21. The apparatus of claim 18, wherein to determine whether the initial scanning bandwidth for the band corresponds to an Rx ADC clock rate that is a multiple of the raster candidate step size, the at least one processor is configured to: determine whether the band corresponds to band n77, band n78, or band n79 and the initial scanning bandwidth is 50 MHz or 60 MHz, wherein the scanning bandwidth is increased upon determining the band corresponds to band n77, band n78, or band n79 and the initial scanning bandwidth is 50 MHz or 60 MHz.

22. The apparatus of claim 17, wherein to select the scanning bandwidth the at least one processor is configured to: determine whether the band corresponds to a band in a set of bands; and set the scanning bandwidth such that a receive (Rx) analog-to-digital converter (ADC) clock rate corresponding to the scanning bandwidth is greater than the bandwidth.

23. The apparatus of claim 22, wherein the set of bands comprises band n41, band n78, and band n79, and the scanning bandwidth is set to a minimum of 20 MHz for band n41 and to a minimum of 80 MHz for band n78 and band n79.

24. The apparatus of claim 17, wherein to select the scanning bandwidth the at least one processor is configured to: determine whether the band corresponds to a band in a set of bands; and set the scanning bandwidth such that a receive (Rx) analog-to-digital converter (ADC) clock rate corresponding to the scanning bandwidth is maximized.

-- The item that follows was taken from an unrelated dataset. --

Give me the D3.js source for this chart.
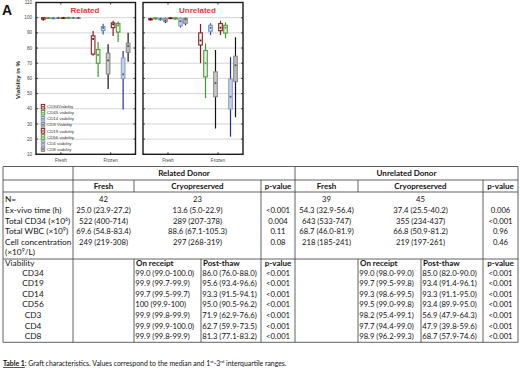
<!DOCTYPE html>
<html><head><meta charset="utf-8">
<script src="https://cdn.jsdelivr.net/npm/d3@7/dist/d3.min.js"></script>
<style>
html,body{margin:0;padding:0;background:#fff;}
svg{display:block;}
</style></head><body>
<svg id="c" width="520" height="368"></svg>
<script>
// ---------------- DATA ----------------
const panels = ["Related", "Unrelated"];
const conditions = ["Fresh", "Frozen"];
const markers = ["CD34Viability", "CD45 viability", "CD14 viability", "CD3 Viability",
                 "CD19 viability", "CD56 viability", "CD4 viability", "CD8 viability"];
const yTicks = [10, 20, 30, 40, 50, 60, 70, 80, 90, 100, 110];

// box stats per marker: [min, q1, median, q3, max]
const relatedFresh = [
  [98.0, 99.0, 99.0, 100, 100], [99.3, 99.6, 99.8, 99.9, 100], [99.2, 99.5, 99.7, 99.7, 99.9],
  [99.6, 99.8, 99.9, 99.9, 100], [99.4, 99.7, 99.9, 99.9, 100], [99.7, 99.9, 100, 100, 100],
  [99.7, 99.9, 99.9, 100, 100], [99.6, 99.8, 99.9, 99.9, 100]
];
const relatedFrozen = [
  [75.0, 76.0, 86.0, 88.0, 91.2], [61.0, 70.0, 75.5, 79.0, 84.0], [89.0, 91.5, 93.3, 94.1, 96.0],
  [53.0, 62.9, 71.9, 76.6, 82.5], [88.0, 93.4, 95.6, 96.6, 98.0], [84.0, 90.5, 95.0, 96.2, 97.5],
  [39.5, 59.9, 62.7, 73.5, 78.0], [71.0, 77.1, 81.3, 83.2, 90.0]
];
const unrelatedFresh = [
  [98.0, 98.6, 99.0, 99.3, 100], [98.8, 99.2, 99.5, 99.8, 100], [98.0, 98.6, 99.3, 99.5, 100],
  [96.5, 97.4, 98.2, 99.6, 100], [99.0, 99.5, 99.7, 99.8, 100], [98.8, 99.2, 99.5, 99.8, 100],
  [93.5, 94.7, 97.7, 99.5, 100], [95.0, 96.3, 98.9, 99.6, 100]
];
const unrelatedFrozen = [
  [70.0, 82.0, 85.0, 90.0, 95.8], [47.0, 61.0, 70.0, 78.3, 83.0], [88.6, 91.1, 93.3, 95.0, 96.3],
  [27.0, 47.9, 56.9, 64.3, 78.7], [88.6, 91.4, 93.4, 96.1, 98.0], [86.4, 89.9, 93.4, 95.0, 97.0],
  [21.6, 39.8, 47.9, 59.6, 73.9], [34.4, 57.9, 68.7, 74.6, 87.1]
];

// table
const donorHeaders = ["Related Donor", "Unrelated Donor"];
const subHeaders = ["Fresh", "Cryopreserved", "p-value"];
const rowLabels = ["N=", "Ex-vivo time (h)", "Total CD34 (×10|6|)", "Total WBC (×10|9|)", "Cell concentration"];
const relFreshCol = ["42", "25.0 (23.9-27.2)", "522 (400-714)", "69.6 (54.8-83.4)", "249 (219-308)"];
const relCryoCol = ["23", "13.6 (5.0-22.9)", "289 (207-378)", "88.6 (67.1-105.3)", "297 (268-319)"];
const relPCol = ["", "<0.001", "0.004", "0.11", "0.08"];
const unrFreshCol = ["39", "54.3 (32.9-56.4)", "643 (533-747)", "68.7 (46.0-81.9)", "218 (185-241)"];
const unrCryoCol = ["45", "37.4 (25.5-40.2)", "355 (234-437)", "66.8 (50.9-81.2)", "219 (197-261)"];
const unrPCol = ["", "0.006", "<0.001", "0.96", "0.46"];
const viabHeaders = ["On receipt", "Post-thaw", "p-value"];
const viabMarkers = ["CD34", "CD19", "CD14", "CD56", "CD3", "CD4", "CD8"];
const relReceipt = ["99.0 (99.0-100.0)", "99.9 (99.7-99.9)", "99.7 (99.5-99.7)", "100 (99.9-100)", "99.9 (99.8-99.9)", "99.9 (99.9-100.0)", "99.9 (99.8-99.9)"];
const relThaw = ["86.0 (76.0-88.0)", "95.6 (93.4-96.6)", "93.3 (91.5-94.1)", "95.0 (90.5-96.2)", "71.9 (62.9-76.6)", "62.7 (59.9-73.5)", "81.3 (77.1-83.2)"];
const relViabP = ["<0.001", "<0.001", "<0.001", "<0.001", "<0.001", "<0.001", "<0.001"];
const unrReceipt = ["99.0 (98.0-99.0)", "99.7 (99.5-99.8)", "99.3 (98.6-99.5)", "99.5 (99.0-99.8)", "98.2 (95.4-99.1)", "97.7 (94.4-99.0)", "98.9 (96.2-99.3)"];
const unrThaw = ["85.0 (82.0-90.0)", "93.4 (91.4-96.1)", "93.3 (91.1-95.0)", "93.4 (89.9-95.0)", "56.9 (47.9-64.3)", "47.9 (39.8-59.6)", "68.7 (57.9-74.6)"];
const unrViabP = ["<0.001", "<0.001", "<0.001", "<0.001", "<0.001", "<0.001", "<0.001"];

// ---------------- STYLES ----------------
const seriesStyle = [
  {stroke: "#8b1c1c", fill: "#ffffff", whisker: "#8b1c1c", med: "#6a1010"},
  {stroke: "#4f9a3c", fill: "#eaf5e2", whisker: "#3e9a2c", med: "#4f9a3c"},
  {stroke: "#7090c8", fill: "#dbe6f5", whisker: "#3050b0", med: "#4060a0"},
  {stroke: "#8a8a8a", fill: "#cacaca", whisker: "#141414", med: "#555"},
  {stroke: "#8b1c1c", fill: "#ffffff", whisker: "#8b1c1c", med: "#6a1010"},
  {stroke: "#4f9a3c", fill: "#eaf5e2", whisker: "#3e9a2c", med: "#4f9a3c"},
  {stroke: "#8aa0c8", fill: "#c4d2ea", whisker: "#2a2aa0", med: "#506090"},
  {stroke: "#8a8a8a", fill: "#bcbcbc", whisker: "#141414", med: "#555"}
];
const chartFont = "'Liberation Sans', Arial, sans-serif";
const tableFont = "Lato, 'Open Sans', sans-serif";
const FS = 8.3;      // table label font size
const VS = 7.7;      // table value font size
const HS = 8.0;      // header font size
const SUP = 5.2, SUPDY = 3;

const svg = d3.select("#c");

// ---------------- CHARTS ----------------
const panelRanges = [[36, 135.5], [143, 243]];
const y = d3.scaleLinear().domain([10, 110]).range([154.3, 2.5]);
const offset = d3.scaleBand().domain(markers).range([-20, 20]);
const panelData = [[relatedFresh, relatedFrozen], [unrelatedFresh, unrelatedFrozen]];

panels.forEach((pname, pi) => {
  const [x0, x1] = panelRanges[pi];
  const x = d3.scalePoint().domain(conditions).range([x0, x1]).padding(0.5);
  const g = svg.append("g");
  g.selectAll("line.grid").data(yTicks.slice(1, -1)).join("line")
    .attr("x1", x0).attr("x2", x1).attr("y1", d => y(d)).attr("y2", d => y(d))
    .attr("stroke", "#c9c9c9").attr("stroke-width", 0.8);
  yTicks.forEach(t => {
    g.append("line").attr("x1", x0).attr("x2", x0 + 2).attr("y1", y(t)).attr("y2", y(t)).attr("stroke", "#222").attr("stroke-width", 0.8);
    g.append("line").attr("x1", x1 - 2).attr("x2", x1).attr("y1", y(t)).attr("y2", y(t)).attr("stroke", "#222").attr("stroke-width", 0.8);
  });
  conditions.forEach(c => {
    g.append("line").attr("x1", x(c)).attr("x2", x(c)).attr("y1", y(10)).attr("y2", y(10) - 2).attr("stroke", "#222").attr("stroke-width", 0.9);
    g.append("line").attr("x1", x(c)).attr("x2", x(c)).attr("y1", y(110)).attr("y2", y(110) + 2).attr("stroke", "#222").attr("stroke-width", 0.9);
  });
  g.selectAll("text.xl").data(conditions).join("text")
    .attr("x", d => x(d)).attr("y", 161.5).attr("text-anchor", "middle")
    .attr("font-family", chartFont).attr("font-size", 4.6).attr("fill", "#444").text(d => d);
  if (pi === 0) {
    g.selectAll("text.yl").data(yTicks).join("text")
      .attr("x", x0 - 4).attr("y", d => y(d) + 1.6).attr("text-anchor", "end")
      .attr("font-family", chartFont).attr("font-size", 4.6).attr("fill", "#444").text(d => d);
  }
  conditions.forEach((c, ci) => {
    const stats = panelData[pi][ci];
    stats.forEach((s, mi) => {
      const st = seriesStyle[mi];
      const cx = x(c) + offset(markers[mi]) + offset.bandwidth() / 2;
      const bw = 3.6;
      g.append("line").attr("x1", cx).attr("x2", cx).attr("y1", y(s[0])).attr("y2", y(s[4]))
        .attr("stroke", st.whisker).attr("stroke-width", 1.2);
      g.append("rect").attr("x", cx - bw / 2).attr("width", bw)
        .attr("y", y(s[3])).attr("height", Math.max(0.6, y(s[1]) - y(s[3])))
        .attr("fill", st.fill).attr("stroke", st.stroke).attr("stroke-width", 1.1);
      g.append("rect").attr("x", cx - 0.9).attr("width", 1.8).attr("y", y(s[2]) - 0.9).attr("height", 1.8)
        .attr("fill", st.med);
    });
  });
  g.append("rect").attr("x", x0).attr("y", y(110)).attr("width", x1 - x0).attr("height", y(10) - y(110))
    .attr("fill", "none").attr("stroke", "#1a1a1a").attr("stroke-width", 1.4);
  g.append("text").attr("x", pi === 0 ? 85 : 197.5).attr("y", 13).attr("text-anchor", "middle")
    .attr("font-family", chartFont).attr("font-weight", "bold").attr("font-size", 8)
    .attr("fill", "#e03a3a").text(pname);
});

// legend
const leg = svg.append("g");
markers.forEach((m, i) => {
  const st = seriesStyle[i];
  const ly = 106.7 + i * 6.05;
  leg.append("rect").attr("x", 41.3).attr("y", ly - 2.3).attr("width", 3.4).attr("height", 4.6)
    .attr("fill", st.fill).attr("stroke", st.stroke).attr("stroke-width", 1);
  leg.append("rect").attr("x", 42.3).attr("y", ly - 0.7).attr("width", 1.4).attr("height", 1.4).attr("fill", st.med);
  leg.append("text").attr("x", 47).attr("y", ly + 1.6).attr("font-family", chartFont)
    .attr("font-size", 4.4).attr("fill", "#333").text(m);
});

svg.append("text").attr("transform", "translate(20,80) rotate(-90)").attr("text-anchor", "middle")
  .attr("font-family", chartFont).attr("font-weight", "bold").attr("font-size", 6.2).attr("fill", "#222")
  .text("Viability in %");
svg.append("text").attr("x", 2).attr("y", 15).attr("font-family", chartFont).attr("font-weight", "bold")
  .attr("font-size", 14).attr("fill", "#111").text("A");

// ---------------- TABLE ----------------
const T = svg.append("g").attr("font-family", tableFont).attr("font-size", FS).attr("fill", "#111");
const cx = {L: 3, a: 73, b: 134, c: 201, d: 261, e: 295, f: 358, g: 421, h: 483, R: 518};
const ry = {top: 166.5, r1: 180, r2: 192, v: 259, bot: 342.3};
const lineC = "#3a3a3a", lw = 0.8;
function hl(x1, x2, yy) { T.append("line").attr("x1", x1).attr("x2", x2).attr("y1", yy).attr("y2", yy).attr("stroke", lineC).attr("stroke-width", lw); }
function vl(xx, y1, y2) { T.append("line").attr("x1", xx).attr("x2", xx).attr("y1", y1).attr("y2", y2).attr("stroke", lineC).attr("stroke-width", lw); }
hl(cx.L, cx.R, ry.top); hl(cx.L, cx.R, ry.r1); hl(cx.L, cx.R, ry.r2); hl(cx.L, cx.R, ry.v); hl(cx.L, cx.R, ry.bot);
[cx.L, cx.a, cx.e, cx.R].forEach(xx => vl(xx, ry.top, ry.r1));
[cx.L, cx.a, cx.b, cx.d, cx.e, cx.f, cx.h, cx.R].forEach(xx => vl(xx, ry.r1, ry.r2));
[cx.L, cx.a, cx.d, cx.e, cx.h, cx.R].forEach(xx => vl(xx, ry.r2, ry.v));
[cx.L, cx.a, cx.b, cx.c, cx.d, cx.e, cx.f, cx.g, cx.h, cx.R].forEach(xx => vl(xx, ry.v, ry.bot));

function txt(x, yy, s, anchor, bold, size) {
  const t = T.append("text").attr("x", x).attr("y", yy).attr("text-anchor", anchor || "start");
  if (bold) t.attr("font-weight", "bold");
  if (size) t.attr("font-size", size);
  const parts = s.split("|");
  parts.forEach((p, i) => {
    if (i % 2 === 1) t.append("tspan").attr("dy", -SUPDY).attr("font-size", SUP).text(p);
    else t.append("tspan").attr("dy", i > 0 ? SUPDY : 0).text(p);
  });
  return t;
}
txt((cx.a + cx.e) / 2, 176.3, donorHeaders[0], "middle", true, HS);
txt((cx.e + cx.R) / 2, 176.3, donorHeaders[1], "middle", true, HS);
[[cx.a, cx.b], [cx.b, cx.d], [cx.d, cx.e], [cx.e, cx.f], [cx.f, cx.h], [cx.h, cx.R]].forEach((r, i) =>
  txt((r[0] + r[1]) / 2, 189, subHeaders[i % 3], "middle", true, HS));
const rowY = [201.5, 213, 223.6, 234.2, 244.7];
rowLabels.forEach((l, i) => {
  txt(5, rowY[i], l, "start");
  txt((cx.a + cx.b) / 2, rowY[i], relFreshCol[i], "middle", false, VS);
  txt((cx.b + cx.d) / 2, rowY[i], relCryoCol[i], "middle", false, VS);
  txt((cx.d + cx.e) / 2, rowY[i], relPCol[i], "middle", false, VS);
  txt((cx.e + cx.f) / 2, rowY[i], unrFreshCol[i], "middle", false, VS);
  txt((cx.f + cx.h) / 2, rowY[i], unrCryoCol[i], "middle", false, VS);
  txt((cx.h + cx.R) / 2, rowY[i], unrPCol[i], "middle", false, VS);
});
txt(5, 255.3, "(×10|9|/L)", "start");
const vhY = 265.9;
txt(5, vhY, "Viability", "start");
txt(cx.b + 2, vhY, viabHeaders[0], "start", true, HS);
txt(cx.c + 2, vhY, viabHeaders[1], "start", true, HS);
txt((cx.d + cx.e) / 2, vhY, viabHeaders[2], "middle", true, HS);
txt(cx.f + 2, vhY, viabHeaders[0], "start", true, HS);
txt(cx.g + 2, vhY, viabHeaders[1], "start", true, HS);
txt((cx.h + cx.R) / 2, vhY, viabHeaders[2], "middle", true, HS);
viabMarkers.forEach((m, i) => {
  const yy = 275.6 + i * 10.6;
  txt(33, yy, m, "middle");
  txt(cx.b + 1.2, yy, relReceipt[i], "start", false, VS);
  txt(cx.c + 1.2, yy, relThaw[i], "start", false, VS);
  txt((cx.d + cx.e) / 2, yy, relViabP[i], "middle", false, VS);
  txt(cx.f + 1.2, yy, unrReceipt[i], "start", false, VS);
  txt(cx.g + 1.2, yy, unrThaw[i], "start", false, VS);
  txt((cx.h + cx.R) / 2, yy, unrViabP[i], "middle", false, VS);
});
// caption
const cap = T.append("text").attr("x", 3).attr("y", 366).attr("font-size", 6.9);
cap.append("tspan").attr("font-weight", "bold").attr("text-decoration", "underline").text("Table 1");
cap.append("tspan").text(": Graft characteristics. Values correspond to the median and 1");
cap.append("tspan").attr("dy", -2.6).attr("font-size", 4.5).text("st");
cap.append("tspan").attr("dy", 2.6).text("-3");
cap.append("tspan").attr("dy", -2.6).attr("font-size", 4.5).text("rd");
cap.append("tspan").attr("dy", 2.6).text(" interquartile ranges.");
</script>
</body></html>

25. The apparatus of claim 17, the at least one processor further configured to: detect a cell at a frequency F_c based on the scanned SSBs; determine whether the scanned SSB has a reference signal received power (RSRP) greater than a threshold; and camp on the cell in response to the determination that the scanned SSB has an RSRP greater than the threshold.

26. The apparatus of claim 25, wherein the scanned SSB has an RSRP less than the threshold and the selected scanning bandwidth is a first scanning bandwidth, the at least one processor further configured to: ignore cell-defining SSB information carried by a physical broadcast channel (PBCH) payload; change the first scanning bandwidth to a second scanning bandwidth; re-scan for the SSBs on the band with the selected second scanning bandwidth; determine whether the cell is detected again at the frequency F_c based on the scanned SSBs; and refrain from camping on the cell in response to the determination that the cell is undetected at the frequency F_c based on the re-scanned SSBs.

27. The apparatus of claim 26, the at least one processor further configured to: store information associated with the frequency F_c for avoiding future scanning for SSBs on the frequency F_c in response to the determination that the cell is undetected at the frequency F_c based on the re-scanned SSBs, wherein additional scanning of SSBs on the band is based on the stored information.

28. The apparatus of claim 17, wherein the SSBs are scanned on the band based on historical information associated with ghost cell frequencies.

29. An apparatus for wireless communication at a user equipment (UE), comprising: means for selecting a scanning bandwidth for scanning for synchronization signal blocks (SSBs) from cells on a band based on at least one of a particular band or a bandwidth of the band; and means for scanning for the SSBs on the band with the selected scanning bandwidth.

30. A computer-readable medium storing computer executable code, the code when executed by a processor cause the processor to: select a scanning bandwidth for scanning for synchronization signal blocks (SSBs) from cells on a band based on at least one of a particular band or a bandwidth of the band; and scan for the SSBs on the band with the selected scanning bandwidth.